Gran Bretaña es de hecho una moderna república europea gobernada por una señora llamada Liz Truss, que es quien tiene la legitimidad política al ser respaldada como primera ministra por la mayoría de la Cámara de los Comunes, elegidos de forma directa por los gobernados. Lo mismo podemos decir de Dinamarca, España o los Países Bajos. Que esas repúblicas hayan decidido no nombrar un presidente ceremonial (como los de Alemania o Italia), ni elegir en las urnas esa figura dotándola de poder (como en Francia) o sin él (como en Portugal), y hayan optado en cambio por perpetuar en esa función meramente simbólica a los descendientes de los antiguos reyes… es un capricho anacrónico que contenta a los conservadores, encoleriza a los izquierdistas y desagrada a los liberales. Si los liberales aguantan esa piedra en el zapato, incómoda pero asumible, es por evitar un proceso constituyente de imprevisibles consecuencias, no por agrado. Fue el primer liberalismo, enraizado en la Ilustración, el que acabó con la monarquía en nuestro continente, dejándola como cosa atrasada y bárbara, propia de sociedades menos libres y menos evolucionadas en su gobernanza política, y así sigue siendo: Marruecos, Arabia Saudí, Brunéi, Thailandia... En unos países europeos, el liberalismo terminó con la obsoleta monarquía por medio de la guillotina. En otros, mediante una transición más civilizada que fue vaciándola de contenidos hasta llegar a ser el cascarón hueco que, sorprendentemente, persiste aún. Ese fue el caso británico, el primero de todos. Sin la parlamentarización del poder en Gran Bretaña, los demás países europeos habrían seguido la estela de la Francia revolucionaria, con sus luces y sus sombras. La coexistencia en Inglaterra de la monarquía con un grado creciente de libertad política operó, en cambio, como un ejemplo al que se acogieron poco a poco otros reinos del Viejo Continente.

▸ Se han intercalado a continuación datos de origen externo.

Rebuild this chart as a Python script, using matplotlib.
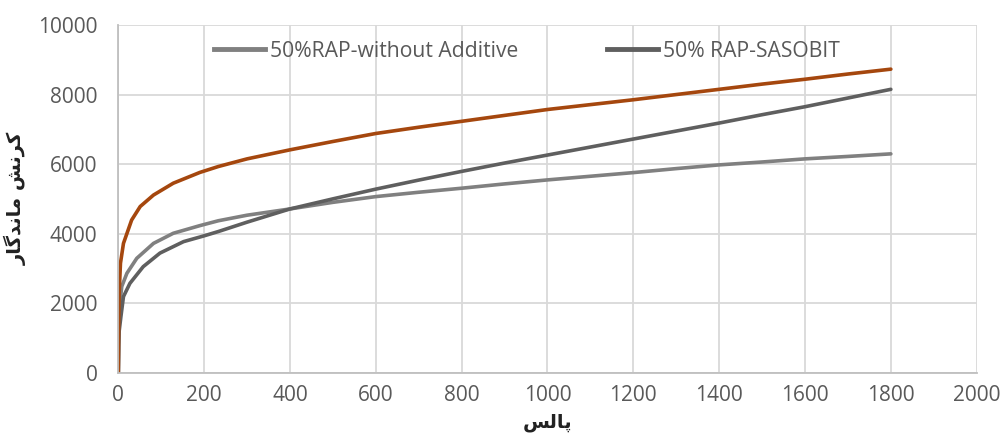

La amplia familia de los liberales, incluidos los que abrazamos su evolución libertaria, se caracteriza por el deseo de un Estado tan reducido y limitado como sea posible, soñando incluso con su total superación algún día. La monarquía, aun sin poder efectivo, simboliza exactamente lo opuesto. Si a algún liberal o libertario le seduce toda la parafernalia litúrgica de las coronaciones, las bodas reales o el tratamiento servil que aún se da a reyes y príncipes en el protocolo oficial, incurre en una contradicción plena. 

Nadie ha expresado en las artes la ensoñación monárquica como el compositor británico Edward Elgar, cuyas Marchas de Pompa y Circunstancia son ingrediente obligado en las ceremonias de la corona inglesa. A la primera marcha pronto le pusieron letra: “tierra de esperanza y gloria”. En un verso dice “tu imperio será fuerte”. Apenas queda imperio, y los países de la Commonwealth se van desprendiendo de la monarquía. El siguiente, Jamaica, ya está a punto de hacerlo. El mundo mira a Carlos Mountbatten-Windsor con una mezcla de fascinación y rechazo, de respeto e ironía, negando con la cabeza en silencio ante la trasnochada exaltación del augusto anciano.